Aim —
Say how many lines contain the string "this". Give no other output.

start Source material

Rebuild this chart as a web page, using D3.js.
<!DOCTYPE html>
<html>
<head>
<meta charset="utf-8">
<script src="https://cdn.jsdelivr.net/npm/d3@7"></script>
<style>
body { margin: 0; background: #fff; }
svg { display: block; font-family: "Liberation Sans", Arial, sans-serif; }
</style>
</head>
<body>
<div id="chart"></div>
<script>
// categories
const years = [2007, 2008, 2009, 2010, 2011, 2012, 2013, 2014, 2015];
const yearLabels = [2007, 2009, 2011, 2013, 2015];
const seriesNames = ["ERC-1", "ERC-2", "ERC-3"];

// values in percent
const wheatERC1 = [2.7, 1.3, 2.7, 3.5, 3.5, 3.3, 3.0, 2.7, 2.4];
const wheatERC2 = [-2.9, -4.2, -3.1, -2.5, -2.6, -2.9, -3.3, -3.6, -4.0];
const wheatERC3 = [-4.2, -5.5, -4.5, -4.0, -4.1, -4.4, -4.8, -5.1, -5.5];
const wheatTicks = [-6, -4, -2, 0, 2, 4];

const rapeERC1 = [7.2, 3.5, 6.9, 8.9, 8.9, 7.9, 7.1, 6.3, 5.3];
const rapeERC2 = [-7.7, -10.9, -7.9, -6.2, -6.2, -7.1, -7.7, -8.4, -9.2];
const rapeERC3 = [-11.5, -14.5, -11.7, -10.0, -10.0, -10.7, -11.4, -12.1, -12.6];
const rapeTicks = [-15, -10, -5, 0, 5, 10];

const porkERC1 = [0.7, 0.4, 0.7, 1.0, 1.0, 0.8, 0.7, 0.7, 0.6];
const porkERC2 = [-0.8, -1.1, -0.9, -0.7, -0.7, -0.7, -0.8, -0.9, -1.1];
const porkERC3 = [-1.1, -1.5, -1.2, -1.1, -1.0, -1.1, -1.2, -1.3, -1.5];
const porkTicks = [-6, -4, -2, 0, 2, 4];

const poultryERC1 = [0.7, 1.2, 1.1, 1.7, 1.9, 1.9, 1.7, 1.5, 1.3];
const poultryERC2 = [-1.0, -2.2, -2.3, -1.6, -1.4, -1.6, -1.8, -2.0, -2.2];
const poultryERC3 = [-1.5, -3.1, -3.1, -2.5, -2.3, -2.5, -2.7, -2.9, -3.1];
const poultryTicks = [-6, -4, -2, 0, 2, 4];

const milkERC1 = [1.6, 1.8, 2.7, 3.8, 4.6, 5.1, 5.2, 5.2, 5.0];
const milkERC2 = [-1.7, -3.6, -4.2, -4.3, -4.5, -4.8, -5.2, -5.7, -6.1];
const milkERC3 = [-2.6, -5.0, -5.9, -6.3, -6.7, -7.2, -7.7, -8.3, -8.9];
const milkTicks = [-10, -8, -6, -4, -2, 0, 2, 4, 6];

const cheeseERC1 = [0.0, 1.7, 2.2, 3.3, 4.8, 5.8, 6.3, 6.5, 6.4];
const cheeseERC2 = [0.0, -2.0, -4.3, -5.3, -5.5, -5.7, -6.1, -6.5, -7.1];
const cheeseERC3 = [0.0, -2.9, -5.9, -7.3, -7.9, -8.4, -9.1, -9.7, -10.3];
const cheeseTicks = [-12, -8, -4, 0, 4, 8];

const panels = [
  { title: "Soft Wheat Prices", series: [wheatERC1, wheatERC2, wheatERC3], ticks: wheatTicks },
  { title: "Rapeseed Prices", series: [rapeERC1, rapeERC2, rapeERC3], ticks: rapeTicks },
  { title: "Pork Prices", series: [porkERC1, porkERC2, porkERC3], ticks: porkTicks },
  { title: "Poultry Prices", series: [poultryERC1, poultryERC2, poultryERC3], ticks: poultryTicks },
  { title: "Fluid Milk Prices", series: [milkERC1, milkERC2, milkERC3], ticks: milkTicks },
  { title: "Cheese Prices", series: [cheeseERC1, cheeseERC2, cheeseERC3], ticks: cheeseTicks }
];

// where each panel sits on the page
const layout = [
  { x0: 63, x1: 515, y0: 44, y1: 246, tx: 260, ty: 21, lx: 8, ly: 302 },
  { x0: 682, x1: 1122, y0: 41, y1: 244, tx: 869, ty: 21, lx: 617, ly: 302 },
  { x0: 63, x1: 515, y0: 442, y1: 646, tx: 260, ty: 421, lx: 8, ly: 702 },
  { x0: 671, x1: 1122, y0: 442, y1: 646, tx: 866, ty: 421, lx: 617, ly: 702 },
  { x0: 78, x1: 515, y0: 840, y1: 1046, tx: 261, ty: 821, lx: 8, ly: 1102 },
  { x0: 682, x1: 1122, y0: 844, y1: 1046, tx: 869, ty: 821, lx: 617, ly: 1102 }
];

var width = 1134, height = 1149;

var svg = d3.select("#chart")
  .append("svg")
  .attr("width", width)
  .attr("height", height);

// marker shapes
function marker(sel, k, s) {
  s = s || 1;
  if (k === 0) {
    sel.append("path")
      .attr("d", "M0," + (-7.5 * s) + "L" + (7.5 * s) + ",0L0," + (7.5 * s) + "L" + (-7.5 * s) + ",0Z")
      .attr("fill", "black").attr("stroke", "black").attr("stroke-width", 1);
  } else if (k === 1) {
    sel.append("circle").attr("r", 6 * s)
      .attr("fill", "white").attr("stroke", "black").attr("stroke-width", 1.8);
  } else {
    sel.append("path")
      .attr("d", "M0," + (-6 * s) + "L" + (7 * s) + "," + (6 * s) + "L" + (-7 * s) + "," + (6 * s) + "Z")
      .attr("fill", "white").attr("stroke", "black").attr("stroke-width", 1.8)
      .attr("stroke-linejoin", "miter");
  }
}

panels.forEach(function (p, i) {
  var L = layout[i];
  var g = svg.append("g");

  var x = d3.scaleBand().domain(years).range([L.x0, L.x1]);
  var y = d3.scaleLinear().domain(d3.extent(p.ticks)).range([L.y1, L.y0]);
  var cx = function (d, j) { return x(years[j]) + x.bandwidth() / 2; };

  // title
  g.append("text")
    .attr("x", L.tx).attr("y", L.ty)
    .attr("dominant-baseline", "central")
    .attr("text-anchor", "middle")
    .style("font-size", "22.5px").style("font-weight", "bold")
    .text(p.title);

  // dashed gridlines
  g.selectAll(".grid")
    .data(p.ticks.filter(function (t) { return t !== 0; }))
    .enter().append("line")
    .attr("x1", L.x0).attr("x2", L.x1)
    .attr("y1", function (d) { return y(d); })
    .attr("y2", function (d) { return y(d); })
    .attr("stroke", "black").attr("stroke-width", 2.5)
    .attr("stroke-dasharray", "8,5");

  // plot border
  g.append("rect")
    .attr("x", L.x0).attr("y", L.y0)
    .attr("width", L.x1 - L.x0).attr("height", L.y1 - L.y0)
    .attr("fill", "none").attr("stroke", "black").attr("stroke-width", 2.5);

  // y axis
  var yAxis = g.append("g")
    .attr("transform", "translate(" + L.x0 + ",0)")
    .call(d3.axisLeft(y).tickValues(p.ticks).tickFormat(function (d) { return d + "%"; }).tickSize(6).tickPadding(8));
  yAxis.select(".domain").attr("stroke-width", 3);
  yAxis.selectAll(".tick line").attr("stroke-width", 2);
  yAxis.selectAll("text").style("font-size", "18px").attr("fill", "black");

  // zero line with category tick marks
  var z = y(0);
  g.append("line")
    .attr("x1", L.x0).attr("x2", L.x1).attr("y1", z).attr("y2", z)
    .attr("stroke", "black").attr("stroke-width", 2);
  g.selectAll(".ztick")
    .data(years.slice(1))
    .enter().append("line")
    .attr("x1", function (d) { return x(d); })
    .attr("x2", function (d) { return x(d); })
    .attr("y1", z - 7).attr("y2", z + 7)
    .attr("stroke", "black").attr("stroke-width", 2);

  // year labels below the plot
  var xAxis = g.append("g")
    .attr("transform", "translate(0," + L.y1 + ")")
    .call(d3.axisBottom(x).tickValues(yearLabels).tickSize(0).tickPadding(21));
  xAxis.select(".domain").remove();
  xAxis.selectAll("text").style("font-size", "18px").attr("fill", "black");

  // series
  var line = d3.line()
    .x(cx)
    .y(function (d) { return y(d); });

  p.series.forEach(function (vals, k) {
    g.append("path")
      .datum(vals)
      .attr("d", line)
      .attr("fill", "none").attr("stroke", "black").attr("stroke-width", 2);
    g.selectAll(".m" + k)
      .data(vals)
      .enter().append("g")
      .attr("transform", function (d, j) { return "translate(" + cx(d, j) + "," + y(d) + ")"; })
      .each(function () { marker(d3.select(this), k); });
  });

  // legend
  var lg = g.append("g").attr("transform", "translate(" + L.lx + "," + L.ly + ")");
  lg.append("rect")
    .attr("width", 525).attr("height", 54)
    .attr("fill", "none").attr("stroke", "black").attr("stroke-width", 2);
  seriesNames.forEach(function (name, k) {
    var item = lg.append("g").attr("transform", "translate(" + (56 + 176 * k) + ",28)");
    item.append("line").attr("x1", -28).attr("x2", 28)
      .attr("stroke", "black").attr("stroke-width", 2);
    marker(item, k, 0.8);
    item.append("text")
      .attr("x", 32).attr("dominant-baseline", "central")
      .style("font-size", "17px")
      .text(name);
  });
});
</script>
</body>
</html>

end Source material

The completed task —
2